# frisbee



## lcht2 (Jan 8, 2008)

who plays frisbee with there dogs?? i just got tyson one of those kong frisbees today and i actually found it to be a lot more fun then just throwing a ball.


----------



## SunCzarina (Nov 24, 2000)

Luther and Baron loved frisbee! Agreed it's more fun for the human. I can get it to go further than I can throw a ball. When the mud dries up, Otto will be playing - know he'll love it, he's a lot like both Luther and Baron (ball maniacs!)


----------



## ken k (Apr 3, 2006)

Max is obsessed with the Frisbee, been like that since he was a pup


----------



## middleofnowhere (Dec 20, 2000)

The Barker Sisters loved frisbees. They knew which one was whose regardless of the fact that they looked identical. Our routine was to have a short training session, a short frisbee session and a walk. (One dog go out for the routine & the frisbee reward; then next dog go out for the routine the frisbee - then both dogs go for a walk.)


----------



## Jax08 (Feb 13, 2009)

Jax LOVES it. My arm gives out wayyyy before she does. Once she sees the frisbee in my hand it's all over until we go. She runs back and forth to the door. Maybe I should try that on cold days...she can tire herself out and I can stay warm. 

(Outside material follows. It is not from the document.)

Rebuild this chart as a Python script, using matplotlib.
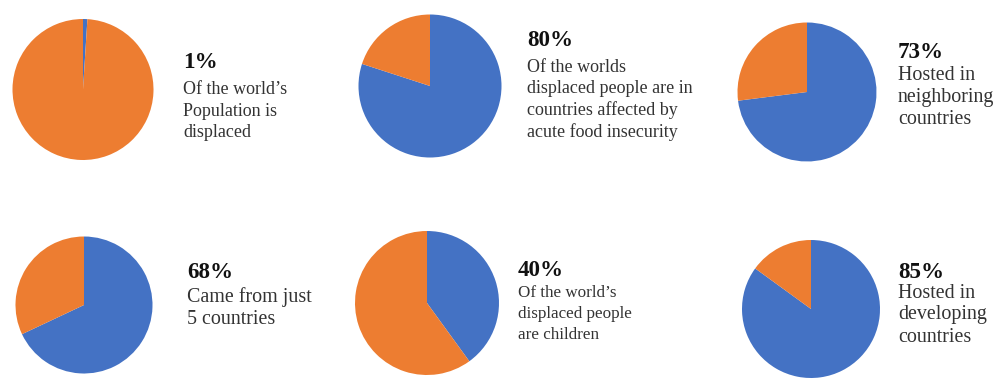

I had to buy a Kong frisbee. She would eat the dollar store ones at least one a day.


----------



## mmarie (Feb 25, 2009)

Bella didn't have the same interest in a frisbee as a ball as a puppy, but we moved this weekend and my toddler niece found a frisbee that she took outside. Bella was inside, but the frisbee got left outside last night and she found it this morning. It was funny to see her trying to figure out different ways to pick it up. I doubled my drive to school with the move and I was running late, but I get home early tomorrow and plan on testing out the new big back yard with her and the frisbee.


----------